How Can I Prepare For A Final Walkthrough If I Am The Seller?

To ensure you’re fully prepared for the final walkthrough as the seller, read your purchase agreement. It will lay out what you need to do for the home sale to be successful in terms of repairs that need to be made and items that are to be left with the property.

Complete Agreed-Upon Repairs

If your purchase agreement stipulated that repairs be completed before closing, getting those done in a timely manner is necessary for a successful closing.

Be sure to be communicative about the repairs, and if there are delays, be upfront about it.

Keep Your Receipts

Be sure to keep any receipts or other paperwork related to the completion of the repairs to give to the buyer. If problems arise with the repairs down the road, having the receipts will help them when reaching out to contractors who completed the work for you.

Do Some Light Cleaning

Make sure the house is clean and that you aren’t leaving behind anything that wasn’t included in the sale (even if you think you’re doing the buyer a favor by leaving them a couch you didn’t want or leftover paint you didn’t need).
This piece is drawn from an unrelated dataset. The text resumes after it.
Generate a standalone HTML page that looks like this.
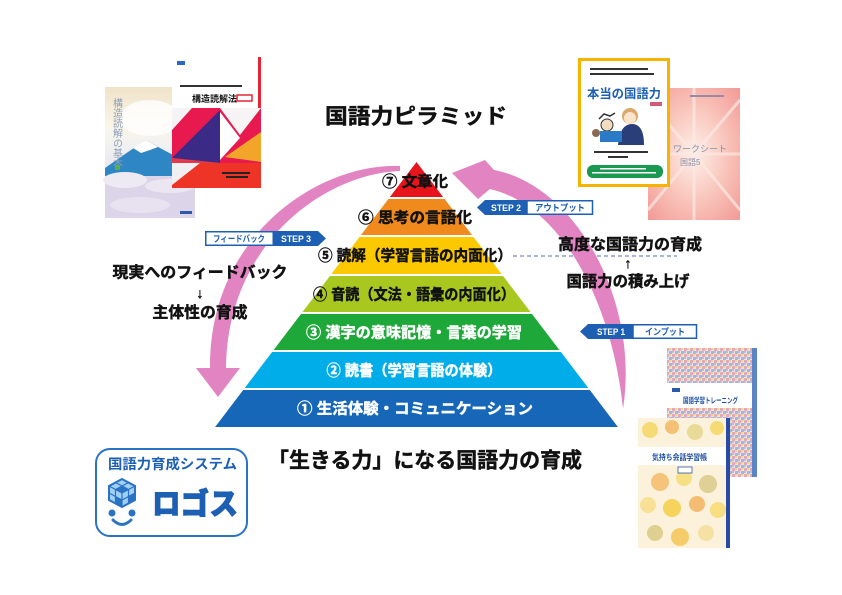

The general rule is to leave the home “broom clean,” which means that the property should be swept or vacuumed and cleared of clutter. The buyer will likely do a deep clean when they move in, but you should still make sure you aren’t leaving them a dirty home.

Know What Stays With The House

One of the most important things for a seller to remember is that the house needs to remain exactly how it was when the buyer originally agreed to buy it (plus or minus any changes that were negotiated in the contract). Final walkthrough disputes often arise because the seller took something that the buyer had assumed would stay with the home.

That means that when it’s time for you to move out, there are certain things you don’t get to take with you. Be sure to talk with your real estate agent about the difference between personal property and fixtures. Stuff like furniture, electronics and decor typically move out with you because they’re considered personal property, and aren’t part of the home sale. Things that are affixed to the home or property in some way are fixtures, and are legally considered to be part of the home sale (unless you negotiate to keep certain items).

When in doubt, turn to the purchase agreement. The last thing you want is for your buyer to back out at the last minute because you dug out your beloved garden to replant at your new house, only to find that they expected it to remain in the yard.